DATA EXCERPT:
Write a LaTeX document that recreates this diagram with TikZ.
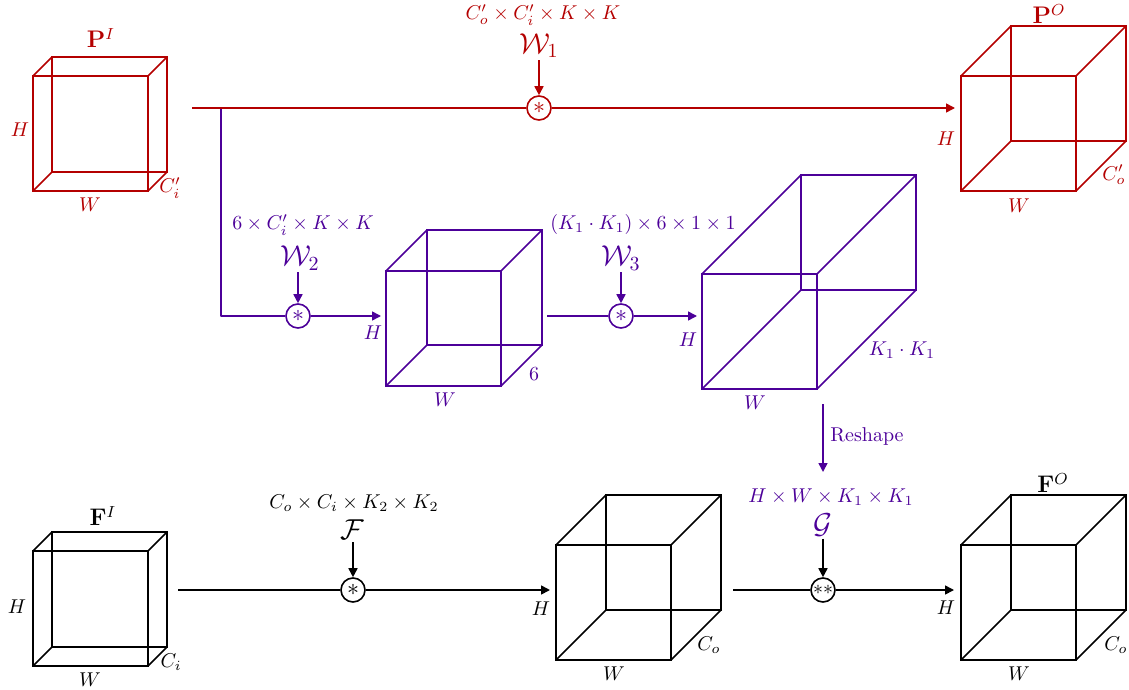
\documentclass[tikz,border=0pt]{standalone}
\usetikzlibrary{arrows.meta,calc}
\definecolor{cred}{RGB}{180,0,0}
\definecolor{cpur}{RGB}{76,0,153}
\tikzset{
  edge/.style={line width=0.8pt, line join=round},
  arr/.style={edge,-{Triangle[length=4.5pt,width=4.5pt]}},
  face/.style={draw, line width=0.8pt, minimum width=57.5pt, minimum height=57.5pt, inner sep=0pt, outer sep=0pt, anchor=north west},
  opnode/.style={draw, circle, line width=0.8pt, minimum size=12pt, inner sep=0pt, font=\large},
  lbl/.style={inner sep=1pt},
  blbl/.style={inner sep=1pt, font=\large},
  wlbl/.style={inner sep=1pt, font=\Large},
}
\newcommand\mycube[5]{%
  \node[face, draw=#2] (#1f) at (#3,#4) {};
  \node[face, draw=#2] (#1b) at ($(#1f.north west)+(#5,-#5)$) {};
  \foreach \a in {north west, north east, south west, south east}
    \draw[edge,#2] (#1f.\a) -- (#1b.\a);
}
\begin{document}
\begin{tikzpicture}[x=0.5pt,y=-0.5pt]
\useasboundingbox (0,0) rectangle (1129,690);

% ---------- cubes ----------
\mycube{PI}{cred}{33}{76}{19}
\mycube{PO}{cred}{961}{76}{50}
\mycube{CA}{cpur}{386}{271}{41}
\mycube{CB}{cpur}{702}{274}{99}
\mycube{FI}{black}{33}{551}{19}
\mycube{FM}{black}{556}{545}{50}
\mycube{FO}{black}{961}{545}{50}

% ---------- cube labels ----------
\node[blbl,text=cred] (PIt) at (101,38) {$\mathbf{P}^I$};
\node[lbl,text=cred] (PIH) at (20,130) {$H$};
\node[lbl,text=cred] (PIW) at (90,205) {$W$};
\node[lbl,text=cred] (PIC) at (170,188) {$C'_i$};

\node[blbl,text=cred] (POt) at (1049,14) {$\mathbf{P}^O$};
\node[lbl,text=cred] (POH) at (946,139) {$H$};
\node[lbl,text=cred] (POW) at (1019,206) {$W$};
\node[lbl,text=cred] (POC) at (1114,175) {$C'_o$};

\node[lbl,text=cpur] (CAH) at (373,333) {$H$};
\node[lbl,text=cpur] (CAW) at (445,400) {$W$};
\node[lbl,text=cpur] (CA6) at (534,374) {$6$};

\node[lbl,text=cpur] (CBH) at (688,340) {$H$};
\node[lbl,text=cpur] (CBW) at (755,403) {$W$};
\node[lbl,text=cpur] (CBK) at (902,350) {$K_1\cdot K_1$};

\node[blbl] (FIt) at (103,516) {$\mathbf{F}^I$};
\node[lbl] (FIH) at (17,607) {$H$};
\node[lbl] (FIW) at (90,680) {$W$};
\node[lbl] (FIC) at (171,662) {$C_i$};

\node[lbl] (FMH) at (541,609) {$H$};
\node[lbl] (FMW) at (614,674) {$W$};
\node[lbl] (FMC) at (709,645) {$C_o$};

\node[blbl] (FOt) at (1053,483) {$\mathbf{F}^O$};
\node[lbl] (FOH) at (946,608) {$H$};
\node[lbl] (FOW) at (1019,674) {$W$};
\node[lbl] (FOC) at (1116,645) {$C_o$};

% ---------- operators ----------
\node[opnode,draw=cred,text=cred] (op1) at (539,108) {$*$};
\node[opnode,draw=cpur,text=cpur] (op2) at (298,316) {$*$};
\node[opnode,draw=cpur,text=cpur] (op3) at (621,316) {$*$};
\node[opnode] (op4) at (353,590) {$*$};
\node[opnode,font=\normalsize] (op5) at (823,590) {$**$};

% ---------- weights ----------
\node[lbl,text=cred] (W1d) at (543,15) {$C'_o\times C'_i\times K\times K$};
\node[wlbl,text=cred] (W1) at (539,46) {$\mathcal{W}_1$};
\node[lbl,text=cpur] (W2d) at (303,225) {$6\times C'_i\times K\times K$};
\node[wlbl,text=cpur] (W2) at (300,258) {$\mathcal{W}_2$};
\node[lbl,text=cpur] (W3d) at (643,224) {$(K_1\cdot K_1)\times 6\times 1\times 1$};
\node[wlbl,text=cpur] (W3) at (621,258) {$\mathcal{W}_3$};
\node[lbl] (Fd) at (354,503) {$C_o\times C_i\times K_2\times K_2$};
\node[wlbl] (Fw) at (352,530) {$\mathcal{F}$};
\node[lbl,text=cpur] (Gd) at (831,497) {$H\times W\times K_1\times K_1$};
\node[wlbl,text=cpur] (Gw) at (823,525) {$\mathcal{G}$};

\draw[arr,cred] (W1.south -| op1) -- (op1);
\draw[arr,cpur] (W2.south -| op2) -- (op2);
\draw[arr,cpur] (W3.south -| op3) -- (op3);
\draw[arr] (Fw.south -| op4) -- (op4);
\draw[arr] (Gw.south -| op5) -- (op5);

% ---------- connector end points ----------
\coordinate (rA) at (192,108);
\coordinate (rB) at (955,108);
\coordinate (br) at (221,108);
\coordinate (pA) at (381,316);
\coordinate (pB) at (547,316);
\coordinate (pC) at (697,316);
\coordinate (sA) at (823,404);
\coordinate (sB) at (823,472);
\coordinate (bA) at (178,590);
\coordinate (bB) at (550,590);
\coordinate (bC) at (733,590);
\coordinate (bD) at (954,590);

% ---------- connectors ----------
\draw[edge,cpur] (br) |- (op2);
\draw[arr,cpur] (op2) -- (pA);
\draw[edge,cpur] (pB) -- (op3);
\draw[arr,cpur] (op3) -- (pC);
\draw[arr,cpur] (sA) -- (sB);
\node[lbl,text=cpur,anchor=west] (rsh) at (828,436) {Reshape};

\draw[edge,cred] (rA) -- (op1);
\draw[arr,cred] (op1) -- (rB);

\draw[edge] (bA) -- (op4);
\draw[arr] (op4) -- (bB);
\draw[edge] (bC) -- (op5);
\draw[arr] (op5) -- (bD);
\end{tikzpicture}
\end{document}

YOUR OBJECTIVE:
Repeat the listing in full and exactly. Leave any pictures out.

ANSWER FOR THIS EXERCISE:
Write a LaTeX document that recreates this diagram with TikZ.
\documentclass[tikz,border=0pt]{standalone}
\usetikzlibrary{arrows.meta,calc}
\definecolor{cred}{RGB}{180,0,0}
\definecolor{cpur}{RGB}{76,0,153}
\tikzset{
  edge/.style={line width=0.8pt, line join=round},
  arr/.style={edge,-{Triangle[length=4.5pt,width=4.5pt]}},
  face/.style={draw, line width=0.8pt, minimum width=57.5pt, minimum height=57.5pt, inner sep=0pt, outer sep=0pt, anchor=north west},
  opnode/.style={draw, circle, line width=0.8pt, minimum size=12pt, inner sep=0pt, font=\large},
  lbl/.style={inner sep=1pt},
  blbl/.style={inner sep=1pt, font=\large},
  wlbl/.style={inner sep=1pt, font=\Large},
}
\newcommand\mycube[5]{%
  \node[face, draw=#2] (#1f) at (#3,#4) {};
  \node[face, draw=#2] (#1b) at ($(#1f.north west)+(#5,-#5)$) {};
  \foreach \a in {north west, north east, south west, south east}
    \draw[edge,#2] (#1f.\a) -- (#1b.\a);
}
\begin{document}
\begin{tikzpicture}[x=0.5pt,y=-0.5pt]
\useasboundingbox (0,0) rectangle (1129,690);

% ---------- cubes ----------
\mycube{PI}{cred}{33}{76}{19}
\mycube{PO}{cred}{961}{76}{50}
\mycube{CA}{cpur}{386}{271}{41}
\mycube{CB}{cpur}{702}{274}{99}
\mycube{FI}{black}{33}{551}{19}
\mycube{FM}{black}{556}{545}{50}
\mycube{FO}{black}{961}{545}{50}

% ---------- cube labels ----------
\node[blbl,text=cred] (PIt) at (101,38) {$\mathbf{P}^I$};
\node[lbl,text=cred] (PIH) at (20,130) {$H$};
\node[lbl,text=cred] (PIW) at (90,205) {$W$};
\node[lbl,text=cred] (PIC) at (170,188) {$C'_i$};

\node[blbl,text=cred] (POt) at (1049,14) {$\mathbf{P}^O$};
\node[lbl,text=cred] (POH) at (946,139) {$H$};
\node[lbl,text=cred] (POW) at (1019,206) {$W$};
\node[lbl,text=cred] (POC) at (1114,175) {$C'_o$};

\node[lbl,text=cpur] (CAH) at (373,333) {$H$};
\node[lbl,text=cpur] (CAW) at (445,400) {$W$};
\node[lbl,text=cpur] (CA6) at (534,374) {$6$};

\node[lbl,text=cpur] (CBH) at (688,340) {$H$};
\node[lbl,text=cpur] (CBW) at (755,403) {$W$};
\node[lbl,text=cpur] (CBK) at (902,350) {$K_1\cdot K_1$};

\node[blbl] (FIt) at (103,516) {$\mathbf{F}^I$};
\node[lbl] (FIH) at (17,607) {$H$};
\node[lbl] (FIW) at (90,680) {$W$};
\node[lbl] (FIC) at (171,662) {$C_i$};

\node[lbl] (FMH) at (541,609) {$H$};
\node[lbl] (FMW) at (614,674) {$W$};
\node[lbl] (FMC) at (709,645) {$C_o$};

\node[blbl] (FOt) at (1053,483) {$\mathbf{F}^O$};
\node[lbl] (FOH) at (946,608) {$H$};
\node[lbl] (FOW) at (1019,674) {$W$};
\node[lbl] (FOC) at (1116,645) {$C_o$};

% ---------- operators ----------
\node[opnode,draw=cred,text=cred] (op1) at (539,108) {$*$};
\node[opnode,draw=cpur,text=cpur] (op2) at (298,316) {$*$};
\node[opnode,draw=cpur,text=cpur] (op3) at (621,316) {$*$};
\node[opnode] (op4) at (353,590) {$*$};
\node[opnode,font=\normalsize] (op5) at (823,590) {$**$};

% ---------- weights ----------
\node[lbl,text=cred] (W1d) at (543,15) {$C'_o\times C'_i\times K\times K$};
\node[wlbl,text=cred] (W1) at (539,46) {$\mathcal{W}_1$};
\node[lbl,text=cpur] (W2d) at (303,225) {$6\times C'_i\times K\times K$};
\node[wlbl,text=cpur] (W2) at (300,258) {$\mathcal{W}_2$};
\node[lbl,text=cpur] (W3d) at (643,224) {$(K_1\cdot K_1)\times 6\times 1\times 1$};
\node[wlbl,text=cpur] (W3) at (621,258) {$\mathcal{W}_3$};
\node[lbl] (Fd) at (354,503) {$C_o\times C_i\times K_2\times K_2$};
\node[wlbl] (Fw) at (352,530) {$\mathcal{F}$};
\node[lbl,text=cpur] (Gd) at (831,497) {$H\times W\times K_1\times K_1$};
\node[wlbl,text=cpur] (Gw) at (823,525) {$\mathcal{G}$};

\draw[arr,cred] (W1.south -| op1) -- (op1);
\draw[arr,cpur] (W2.south -| op2) -- (op2);
\draw[arr,cpur] (W3.south -| op3) -- (op3);
\draw[arr] (Fw.south -| op4) -- (op4);
\draw[arr] (Gw.south -| op5) -- (op5);

% ---------- connector end points ----------
\coordinate (rA) at (192,108);
\coordinate (rB) at (955,108);
\coordinate (br) at (221,108);
\coordinate (pA) at (381,316);
\coordinate (pB) at (547,316);
\coordinate (pC) at (697,316);
\coordinate (sA) at (823,404);
\coordinate (sB) at (823,472);
\coordinate (bA) at (178,590);
\coordinate (bB) at (550,590);
\coordinate (bC) at (733,590);
\coordinate (bD) at (954,590);

% ---------- connectors ----------
\draw[edge,cpur] (br) |- (op2);
\draw[arr,cpur] (op2) -- (pA);
\draw[edge,cpur] (pB) -- (op3);
\draw[arr,cpur] (op3) -- (pC);
\draw[arr,cpur] (sA) -- (sB);
\node[lbl,text=cpur,anchor=west] (rsh) at (828,436) {Reshape};

\draw[edge,cred] (rA) -- (op1);
\draw[arr,cred] (op1) -- (rB);

\draw[edge] (bA) -- (op4);
\draw[arr] (op4) -- (bB);
\draw[edge] (bC) -- (op5);
\draw[arr] (op5) -- (bD);
\end{tikzpicture}
\end{document}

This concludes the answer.